In October 2017, the World Health Organization (WHO) appointed Mugabe as a goodwill ambassador; this attracted criticism from both the Zimbabwean opposition and various foreign governments given the poor state of the Zimbabwean health system. Responding to the outcry, WHO revoked Mugabe’s appointment a day later. In response, foreign minister Walter Mzembi said the United Nations system should be reformed.
Coup d’état and resignation
On 6 November 2017, Mugabe sacked his first vice president, Emmerson Mnangagwa. This fuelled speculation that he intended to name Grace his successor. Grace was very unpopular with the ZANU-PF old guard. On 15 November 2017, the Zimbabwe National Army placed Mugabe under house arrest as part of what it described as an action against “criminals” in Mugabe’s circle.
On 19 November, he was sacked as leader of ZANU-PF, and Mnangagwa was appointed in his place. The party also gave Mugabe an ultimatum: resign by noon the following day, or it would introduce an impeachment resolution against him. In a nationally televised speech that night, Mugabe refused to say that he would resign. In response, ZANU-PF deputies introduced an impeachment resolution on 21 November 2017, which was seconded by the MDC-T. The constitution stipulated that removing a president from office required a two-thirds majority of both the House of Assembly and Senate in a joint sitting. However, with both major parties supporting the motion, Mugabe’s impeachment and removal appeared all but certain.

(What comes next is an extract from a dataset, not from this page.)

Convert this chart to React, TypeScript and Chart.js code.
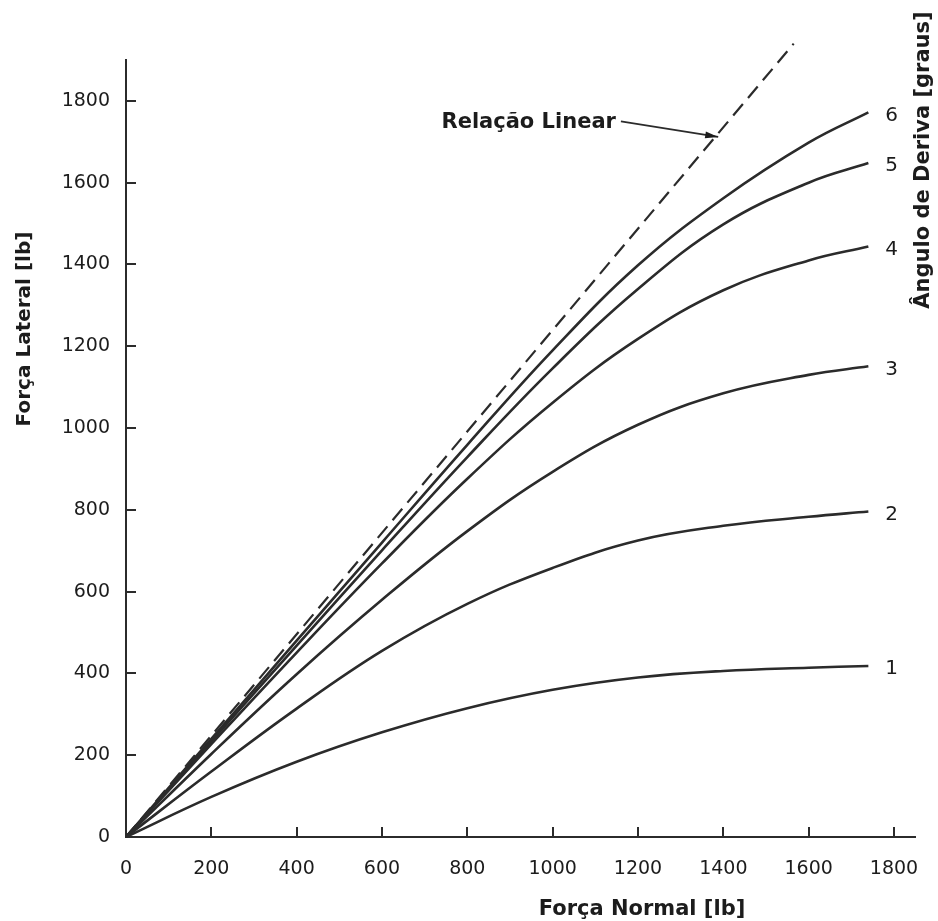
import React, { useEffect, useRef } from "react";
import { Chart, registerables } from "chart.js";

Chart.register(...registerables);

// ---- data ----
const forcaNormal = [0, 200, 400, 600, 800, 1000, 1200, 1400, 1600, 1740];
const angulo1 = [0, 98, 184, 256, 315, 360, 390, 406, 414, 418];
const angulo2 = [0, 160, 314, 455, 570, 658, 725, 761, 783, 796];
const angulo3 = [0, 203, 398, 580, 748, 893, 1008, 1085, 1130, 1151];
const angulo4 = [0, 227, 451, 669, 876, 1062, 1218, 1337, 1410, 1444];
const angulo5 = [0, 234, 468, 701, 929, 1146, 1340, 1498, 1600, 1648];
const angulo6 = [0, 240, 480, 720, 959, 1190, 1398, 1562, 1698, 1772];
const anguloLabels = ["1", "2", "3", "4", "5", "6"];
const linearX = [0, 1565];
const linearY = [0, 1940];
const xTicks = [0, 200, 400, 600, 800, 1000, 1200, 1400, 1600, 1800];
const yTicks = [0, 200, 400, 600, 800, 1000, 1200, 1400, 1600, 1800];

const xTitle = "Força Normal [lb]";
const yTitle = "Força Lateral [lb]";
const rightTitle = "Ângulo de Deriva [graus]";
const linearLabel = "Relação Linear";
// arrow: tail and tip in data coordinates
const arrowTail = { x: 1160, y: 1750 };
const arrowTip = { x: 1388, y: 1712 };

const INK = "#2b2b2b";
const TEXT = "#1c1c1c";
const FONT = "'DejaVu Sans', 'Liberation Sans', Arial, sans-serif";

export default function App() {
  const ref = useRef<HTMLCanvasElement | null>(null);

  useEffect(() => {
    document.body.style.margin = "0";
    const canvas = ref.current;
    if (!canvas) return;

    const series = [angulo1, angulo2, angulo3, angulo4, angulo5, angulo6];
    const datasets: any[] = series.map((s, i) => ({
      label: anguloLabels[i],
      data: forcaNormal.map((x, j) => ({ x, y: s[j] })),
      borderColor: INK,
      borderWidth: 2.6,
      pointRadius: 0,
      fill: false,
      tension: 0.4,
    }));
    datasets.push({
      label: linearLabel,
      data: linearX.map((x, i) => ({ x, y: linearY[i] })),
      borderColor: INK,
      borderWidth: 2.2,
      borderDash: [15, 8],
      pointRadius: 0,
      fill: false,
      clip: false,
    });

    const annot = {
      id: "annot",
      beforeDraw(chart: any) {
        const ctx = chart.ctx;
        ctx.save();
        ctx.fillStyle = "#ffffff";
        ctx.fillRect(0, 0, chart.width, chart.height);
        ctx.restore();
      },
      afterDraw(chart: any) {
        const ctx = chart.ctx;
        const xs = chart.scales.x;
        const ys = chart.scales.y;
        const area = chart.chartArea;
        ctx.save();
        // inward tick marks
        ctx.strokeStyle = INK;
        ctx.lineWidth = 2;
        xTicks.forEach((v) => {
          if (v === 0) return;
          const px = Math.round(xs.getPixelForValue(v));
          ctx.beginPath();
          ctx.moveTo(px, area.bottom);
          ctx.lineTo(px, area.bottom - 10);
          ctx.stroke();
        });
        yTicks.forEach((v) => {
          if (v === 0) return;
          const py = Math.round(ys.getPixelForValue(v));
          ctx.beginPath();
          ctx.moveTo(area.left, py);
          ctx.lineTo(area.left + 10, py);
          ctx.stroke();
        });

        // curve-end labels
        ctx.fillStyle = TEXT;
        ctx.font = `20px ${FONT}`;
        ctx.textAlign = "left";
        ctx.textBaseline = "middle";
        series.forEach((s, i) => {
          const meta = chart.getDatasetMeta(i);
          const pt = meta.data[meta.data.length - 1];
          ctx.fillText(anguloLabels[i], pt.x + 17, pt.y + 3);
        });

        // Relação Linear label + arrow
        const tx = xs.getPixelForValue(arrowTail.x);
        const ty = ys.getPixelForValue(arrowTail.y);
        const hx = xs.getPixelForValue(arrowTip.x);
        const hy = ys.getPixelForValue(arrowTip.y);
        ctx.font = `bold 21px ${FONT}`;
        ctx.textAlign = "right";
        ctx.textBaseline = "alphabetic";
        ctx.fillText(linearLabel, tx - 5, ty + 7);
        ctx.lineWidth = 1.6;
        ctx.beginPath();
        ctx.moveTo(tx, ty);
        ctx.lineTo(hx, hy);
        ctx.stroke();
        const ang = Math.atan2(hy - ty, hx - tx);
        const L = 13, W = 3.5;
        ctx.beginPath();
        ctx.moveTo(hx, hy);
        ctx.lineTo(hx - L * Math.cos(ang) + W * Math.sin(ang), hy - L * Math.sin(ang) - W * Math.cos(ang));
        ctx.lineTo(hx - L * Math.cos(ang) - W * Math.sin(ang), hy - L * Math.sin(ang) + W * Math.cos(ang));
        ctx.closePath();
        ctx.fill();

        // axis titles
        ctx.fillStyle = TEXT;
        ctx.font = `bold 21px ${FONT}`;
        ctx.textAlign = "center";
        ctx.textBaseline = "alphabetic";
        ctx.fillText(xTitle, 642, 915);

        ctx.save();
        ctx.translate(25, 329);
        ctx.rotate(-Math.PI / 2);
        ctx.font = `bold 20px ${FONT}`;
        ctx.textBaseline = "middle";
        ctx.fillText(yTitle, 0, 0);
        ctx.restore();

        ctx.save();
        ctx.translate(924, 160);
        ctx.rotate(-Math.PI / 2);
        ctx.font = `bold 21px ${FONT}`;
        ctx.textBaseline = "middle";
        ctx.fillText(rightTitle, 0, 0);
        ctx.restore();

        ctx.restore();
      },
    };

    const chart = new Chart(canvas, {
      type: "line",
      data: { datasets },
      options: {
        animation: false,
        responsive: false,
        devicePixelRatio: 1,
        events: [],
        layout: { padding: { top: 60, right: 22.7, left: 0, bottom: 0 } },
        plugins: {
          legend: { display: false },
          tooltip: { enabled: false },
          title: { display: false },
        },
        scales: {
          x: {
            type: "linear",
            min: 0,
            max: 1850,
            afterBuildTicks: (s: any) => {
              s.ticks = xTicks.map((v) => ({ value: v }));
            },
            afterFit: (s: any) => {
              s.height = 84;
              s.paddingLeft = 0;
              s.paddingRight = 0;
            },
            grid: { display: false, drawTicks: false },
            border: { display: true, color: INK, width: 2 },
            ticks: {
              padding: 21,
              color: TEXT,
              font: { family: FONT, size: 19 },
              maxRotation: 0,
              autoSkip: false,
              callback: (v: any) => String(v),
            },
          },
          y: {
            type: "linear",
            min: 0,
            max: 1900,
            afterBuildTicks: (s: any) => {
              s.ticks = yTicks.map((v) => ({ value: v }));
            },
            afterFit: (s: any) => {
              s.width = 126;
              s.paddingTop = 0;
              s.paddingBottom = 0;
            },
            grid: { display: false, drawTicks: false },
            border: { display: true, color: INK, width: 2 },
            ticks: {
              padding: 16,
              color: TEXT,
              font: { family: FONT, size: 19 },
              autoSkip: false,
              callback: (v: any) => String(v),
            },
          },
        },
      },
      plugins: [annot],
    } as any);

    return () => chart.destroy();
  }, []);

  return (
    <div style={{ position: "absolute", left: 0, top: 0, width: 938, height: 921 }}>
      <canvas ref={ref} width={938} height={921} style={{ display: "block", width: 938, height: 921 }} />
    </div>
  );
}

As per the constitution, both chambers met in joint session to debate the resolution. The debate took place at a conference centre, since Parliament House was not large enough for a joint sitting. Hours after the debate began, the Speaker of the House of Assembly read a letter from Mugabe announcing that he had resigned, effective immediately. Mugabe and his wife negotiated a deal before his resignation, under which he and his kin are exempted from prosecution, his business interests will remain untouched, and he is set to receive a payment of at least $10 million. In July 2018, the Zimbabwe Supreme Court ruled that Mugabe had resigned voluntarily, despite some of the ex-president’s subsequent comments.